Source material:
----------------------------------------

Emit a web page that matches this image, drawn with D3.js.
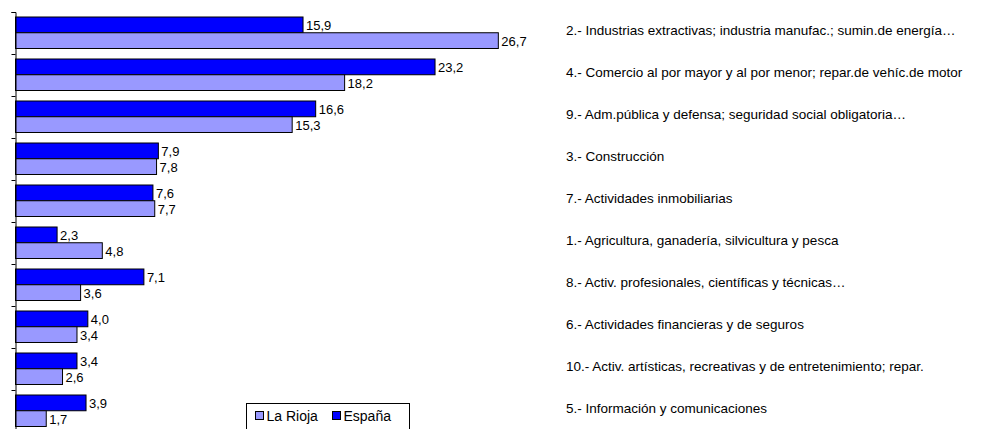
<!DOCTYPE html>
<html>
<head>
<meta charset="utf-8">
<script src="https://cdn.jsdelivr.net/npm/d3@7"></script>
<style>
  body { margin: 0; background: #fff; }
  svg { display: block; font-family: "Liberation Sans", Arial, sans-serif; }
</style>
</head>
<body>
<svg id="chart"></svg>
<script>
const categories = [
  '2.- Industrias extractivas; industria manufac.; sumin.de energía…',
  '4.- Comercio al por mayor y al por menor; repar.de vehíc.de motor',
  '9.- Adm.pública y defensa; seguridad social obligatoria…',
  '3.- Construcción',
  '7.- Actividades inmobiliarias',
  '1.- Agricultura, ganadería, silvicultura y pesca',
  '8.- Activ. profesionales, científicas y técnicas…',
  '6.- Actividades financieras y de seguros',
  '10.- Activ. artísticas, recreativas y de entretenimiento; repar.',
  '5.- Información y comunicaciones'
];
const espana = [15.9, 23.2, 16.6, 7.9, 7.6, 2.3, 7.1, 4.0, 3.4, 3.9];
const laRioja = [26.7, 18.2, 15.3, 7.8, 7.7, 4.8, 3.6, 3.4, 2.6, 1.7];
const seriesNames = ['España', 'La Rioja'];
const colors = {'España': '#0000ff', 'La Rioja': '#9999ff'};

const width = 992, height = 429;

const svg = d3.select('#chart')
  .attr('width', width)
  .attr('height', height);

const x = d3.scaleLinear().domain([0, 30]).range([15.5, 558]);

const y = d3.scaleBand()
  .domain(categories)
  .range([12, 432]);

// the two bars inside each category band
const ySub = d3.scaleBand()
  .domain(seriesNames)
  .range([5, 36.5]);

const fmt = v => d3.format('.1f')(v).replace('.', ',');

const rows = categories.map((c, i) => ({
  cat: c,
  vals: [{s: 'España', v: espana[i]}, {s: 'La Rioja', v: laRioja[i]}]
}));

const g = svg.selectAll('g.cat')
  .data(rows)
  .enter()
  .append('g')
  .attr('class', 'cat')
  .attr('transform', d => 'translate(0,' + y(d.cat) + ')');

g.selectAll('rect')
  .data(d => d.vals)
  .enter()
  .append('rect')
  .attr('x', x(0))
  .attr('y', d => ySub(d.s))
  .attr('width', d => x(d.v) - x(0))
  .attr('height', ySub.bandwidth())
  .attr('fill', d => colors[d.s])
  .attr('stroke', '#000')
  .attr('stroke-width', 1);

g.selectAll('text.val')
  .data(d => d.vals)
  .enter()
  .append('text')
  .attr('class', 'val')
  .attr('x', d => x(d.v) + 3)
  .attr('y', d => ySub(d.s) + ySub.bandwidth() - 3)
  .attr('font-size', 13)
  .attr('fill', '#000')
  .text(d => fmt(d.v));

// category names on the right
svg.selectAll('text.cat')
  .data(categories)
  .enter()
  .append('text')
  .attr('class', 'cat')
  .attr('x', 566)
  .attr('y', d => y(d) + 23)
  .attr('font-size', 13.5)
  .attr('fill', '#000')
  .text(d => d);

// axis line with ticks on category boundaries
const axis = d3.axisLeft(d3.scaleLinear().domain([0, categories.length]).range([12, 432]))
  .ticks(categories.length)
  .tickSize(4)
  .tickFormat('');

svg.append('g')
  .attr('transform', 'translate(15.5,0)')
  .call(axis)
  .call(a => a.select('.domain').attr('stroke', '#000'))
  .call(a => a.selectAll('.tick line').attr('stroke', '#000'));

// legend
const leg = svg.append('g').attr('transform', 'translate(246.5,403.5)');
leg.append('rect')
  .attr('width', 163)
  .attr('height', 40)
  .attr('fill', '#fff')
  .attr('stroke', '#000');

const legendItems = [
  {s: 'La Rioja', x: 9, tx: 20},
  {s: 'España', x: 86, tx: 97}
];
leg.selectAll('rect.key')
  .data(legendItems)
  .enter()
  .append('rect')
  .attr('class', 'key')
  .attr('x', d => d.x)
  .attr('y', 8)
  .attr('width', 8)
  .attr('height', 8)
  .attr('fill', d => colors[d.s])
  .attr('stroke', '#000');

leg.selectAll('text')
  .data(legendItems)
  .enter()
  .append('text')
  .attr('x', d => d.tx)
  .attr('y', 17.5)
  .attr('font-size', 14)
  .text(d => d.s);
</script>
</body>
</html>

----------------------------------------

What you should do:
Give only the number of lines in the data that hold the word "with".

Reply to the task:
2